Review the material and extract every line in which the word "React" occurs.

-- Start Data supplied --

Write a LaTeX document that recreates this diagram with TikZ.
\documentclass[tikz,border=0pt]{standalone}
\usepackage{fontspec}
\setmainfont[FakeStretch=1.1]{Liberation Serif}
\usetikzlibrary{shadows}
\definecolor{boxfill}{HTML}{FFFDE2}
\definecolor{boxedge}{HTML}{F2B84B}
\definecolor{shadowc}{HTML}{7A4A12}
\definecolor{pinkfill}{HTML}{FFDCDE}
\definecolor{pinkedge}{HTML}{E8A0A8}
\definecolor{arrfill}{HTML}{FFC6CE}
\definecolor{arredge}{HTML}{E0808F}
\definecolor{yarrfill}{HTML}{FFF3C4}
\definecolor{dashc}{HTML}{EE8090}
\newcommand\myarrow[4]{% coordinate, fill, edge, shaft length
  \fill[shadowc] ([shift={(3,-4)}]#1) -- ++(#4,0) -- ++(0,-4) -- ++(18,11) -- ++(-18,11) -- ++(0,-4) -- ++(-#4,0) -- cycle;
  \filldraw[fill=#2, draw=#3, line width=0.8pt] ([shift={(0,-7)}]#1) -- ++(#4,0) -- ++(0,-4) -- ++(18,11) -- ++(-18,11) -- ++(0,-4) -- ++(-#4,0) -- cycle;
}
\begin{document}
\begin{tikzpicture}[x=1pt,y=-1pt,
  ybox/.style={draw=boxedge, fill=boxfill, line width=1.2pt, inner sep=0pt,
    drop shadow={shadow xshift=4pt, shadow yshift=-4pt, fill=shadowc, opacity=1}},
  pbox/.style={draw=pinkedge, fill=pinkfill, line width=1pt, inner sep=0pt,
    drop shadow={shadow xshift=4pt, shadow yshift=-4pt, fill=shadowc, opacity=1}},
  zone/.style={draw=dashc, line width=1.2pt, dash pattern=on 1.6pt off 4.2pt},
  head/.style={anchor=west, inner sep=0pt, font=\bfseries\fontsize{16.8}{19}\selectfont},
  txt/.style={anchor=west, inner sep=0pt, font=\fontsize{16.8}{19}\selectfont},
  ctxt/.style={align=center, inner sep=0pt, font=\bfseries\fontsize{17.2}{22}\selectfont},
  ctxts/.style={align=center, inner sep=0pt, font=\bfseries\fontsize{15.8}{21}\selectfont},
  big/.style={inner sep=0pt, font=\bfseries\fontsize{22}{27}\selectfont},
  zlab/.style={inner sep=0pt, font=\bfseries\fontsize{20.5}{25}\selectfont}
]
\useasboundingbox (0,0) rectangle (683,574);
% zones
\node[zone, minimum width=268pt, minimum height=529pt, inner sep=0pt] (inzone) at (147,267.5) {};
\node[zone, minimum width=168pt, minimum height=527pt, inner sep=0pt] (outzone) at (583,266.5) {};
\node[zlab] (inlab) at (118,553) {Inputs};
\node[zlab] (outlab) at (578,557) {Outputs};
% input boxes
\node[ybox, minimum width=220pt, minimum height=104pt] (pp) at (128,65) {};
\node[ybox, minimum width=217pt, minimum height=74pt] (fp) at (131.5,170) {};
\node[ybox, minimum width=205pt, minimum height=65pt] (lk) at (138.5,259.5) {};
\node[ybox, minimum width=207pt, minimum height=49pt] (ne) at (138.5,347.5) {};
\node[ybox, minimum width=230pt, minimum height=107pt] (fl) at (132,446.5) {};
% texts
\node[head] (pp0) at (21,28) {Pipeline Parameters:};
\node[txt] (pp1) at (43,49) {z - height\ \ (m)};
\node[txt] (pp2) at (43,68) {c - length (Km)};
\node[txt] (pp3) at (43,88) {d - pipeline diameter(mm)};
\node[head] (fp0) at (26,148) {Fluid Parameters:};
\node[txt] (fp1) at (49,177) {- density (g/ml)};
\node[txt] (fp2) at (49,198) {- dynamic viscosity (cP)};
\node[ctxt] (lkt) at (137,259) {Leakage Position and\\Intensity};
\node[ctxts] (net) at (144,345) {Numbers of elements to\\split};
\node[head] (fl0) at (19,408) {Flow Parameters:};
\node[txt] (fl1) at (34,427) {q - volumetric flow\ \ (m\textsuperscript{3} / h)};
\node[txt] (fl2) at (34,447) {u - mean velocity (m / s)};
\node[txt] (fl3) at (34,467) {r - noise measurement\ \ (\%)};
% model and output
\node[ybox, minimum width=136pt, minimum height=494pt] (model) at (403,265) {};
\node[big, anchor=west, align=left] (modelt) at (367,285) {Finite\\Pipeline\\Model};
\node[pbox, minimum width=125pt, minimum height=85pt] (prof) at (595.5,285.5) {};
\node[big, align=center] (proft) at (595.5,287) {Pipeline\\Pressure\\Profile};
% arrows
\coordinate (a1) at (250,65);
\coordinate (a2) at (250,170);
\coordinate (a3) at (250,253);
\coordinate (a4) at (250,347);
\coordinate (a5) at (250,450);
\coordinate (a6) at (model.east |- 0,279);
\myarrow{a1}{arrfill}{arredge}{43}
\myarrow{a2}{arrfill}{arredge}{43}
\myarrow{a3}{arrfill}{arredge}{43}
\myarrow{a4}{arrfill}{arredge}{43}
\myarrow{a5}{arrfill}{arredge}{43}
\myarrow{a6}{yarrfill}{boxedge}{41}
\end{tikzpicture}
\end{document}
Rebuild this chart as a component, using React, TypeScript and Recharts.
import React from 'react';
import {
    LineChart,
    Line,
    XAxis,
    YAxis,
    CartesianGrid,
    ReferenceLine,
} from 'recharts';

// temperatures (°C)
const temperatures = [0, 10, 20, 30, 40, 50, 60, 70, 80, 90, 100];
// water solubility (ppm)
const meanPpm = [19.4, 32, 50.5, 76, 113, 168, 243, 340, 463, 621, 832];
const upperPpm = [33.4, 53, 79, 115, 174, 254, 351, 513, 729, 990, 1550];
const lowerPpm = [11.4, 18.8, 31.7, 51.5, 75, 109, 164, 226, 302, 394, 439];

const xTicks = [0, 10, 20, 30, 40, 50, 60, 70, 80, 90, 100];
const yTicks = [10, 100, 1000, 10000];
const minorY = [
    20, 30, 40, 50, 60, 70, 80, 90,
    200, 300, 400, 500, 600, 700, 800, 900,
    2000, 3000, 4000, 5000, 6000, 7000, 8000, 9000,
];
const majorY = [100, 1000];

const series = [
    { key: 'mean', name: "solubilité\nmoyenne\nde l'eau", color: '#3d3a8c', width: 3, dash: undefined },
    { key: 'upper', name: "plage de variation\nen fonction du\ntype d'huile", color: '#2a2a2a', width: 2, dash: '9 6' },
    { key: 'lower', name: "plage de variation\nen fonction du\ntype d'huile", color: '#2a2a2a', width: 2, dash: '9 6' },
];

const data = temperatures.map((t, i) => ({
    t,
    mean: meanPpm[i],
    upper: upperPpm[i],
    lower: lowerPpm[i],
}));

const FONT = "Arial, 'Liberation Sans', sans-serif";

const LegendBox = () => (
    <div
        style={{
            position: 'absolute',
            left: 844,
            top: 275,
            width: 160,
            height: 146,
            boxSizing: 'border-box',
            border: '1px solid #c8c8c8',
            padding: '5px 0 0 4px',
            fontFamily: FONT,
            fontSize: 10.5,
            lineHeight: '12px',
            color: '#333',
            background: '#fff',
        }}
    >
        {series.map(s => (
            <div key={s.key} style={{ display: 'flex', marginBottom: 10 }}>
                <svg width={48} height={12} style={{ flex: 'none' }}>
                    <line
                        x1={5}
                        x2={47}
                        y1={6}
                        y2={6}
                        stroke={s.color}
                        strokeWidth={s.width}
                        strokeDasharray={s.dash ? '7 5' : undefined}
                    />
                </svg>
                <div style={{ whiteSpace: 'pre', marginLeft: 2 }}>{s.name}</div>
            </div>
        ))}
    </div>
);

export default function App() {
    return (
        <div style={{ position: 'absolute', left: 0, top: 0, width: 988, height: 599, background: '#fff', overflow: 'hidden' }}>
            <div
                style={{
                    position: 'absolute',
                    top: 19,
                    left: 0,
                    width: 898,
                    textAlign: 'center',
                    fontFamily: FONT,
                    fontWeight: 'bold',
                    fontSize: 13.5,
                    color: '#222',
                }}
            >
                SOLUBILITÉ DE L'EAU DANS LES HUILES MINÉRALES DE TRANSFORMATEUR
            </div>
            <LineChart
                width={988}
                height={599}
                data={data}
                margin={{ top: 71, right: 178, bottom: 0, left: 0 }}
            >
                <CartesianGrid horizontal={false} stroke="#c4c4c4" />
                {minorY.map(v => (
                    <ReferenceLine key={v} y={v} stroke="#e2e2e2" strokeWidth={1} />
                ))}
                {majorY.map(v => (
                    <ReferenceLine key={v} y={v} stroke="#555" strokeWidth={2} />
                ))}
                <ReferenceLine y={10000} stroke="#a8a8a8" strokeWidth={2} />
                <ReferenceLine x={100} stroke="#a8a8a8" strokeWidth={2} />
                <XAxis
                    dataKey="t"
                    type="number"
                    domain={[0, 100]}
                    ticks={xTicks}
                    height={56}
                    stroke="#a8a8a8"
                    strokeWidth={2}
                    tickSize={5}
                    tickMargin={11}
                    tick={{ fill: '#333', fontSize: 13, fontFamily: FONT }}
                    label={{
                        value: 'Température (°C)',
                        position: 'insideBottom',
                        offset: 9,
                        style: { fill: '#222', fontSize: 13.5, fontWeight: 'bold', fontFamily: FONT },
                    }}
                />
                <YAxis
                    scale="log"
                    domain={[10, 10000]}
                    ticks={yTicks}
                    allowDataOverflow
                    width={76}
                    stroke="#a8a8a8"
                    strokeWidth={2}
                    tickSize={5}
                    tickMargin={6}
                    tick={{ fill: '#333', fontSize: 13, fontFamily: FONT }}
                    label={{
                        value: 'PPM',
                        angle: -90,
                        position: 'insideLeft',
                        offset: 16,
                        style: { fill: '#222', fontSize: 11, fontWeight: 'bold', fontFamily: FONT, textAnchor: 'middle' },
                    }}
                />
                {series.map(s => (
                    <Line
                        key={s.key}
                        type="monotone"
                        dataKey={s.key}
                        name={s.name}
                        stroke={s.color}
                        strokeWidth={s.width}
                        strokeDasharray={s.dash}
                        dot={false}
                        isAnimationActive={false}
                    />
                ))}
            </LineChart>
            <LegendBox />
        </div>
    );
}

-- End Data supplied --

Output of the exercise:
Rebuild this chart as a component, using React, TypeScript and Recharts.
import React from 'react';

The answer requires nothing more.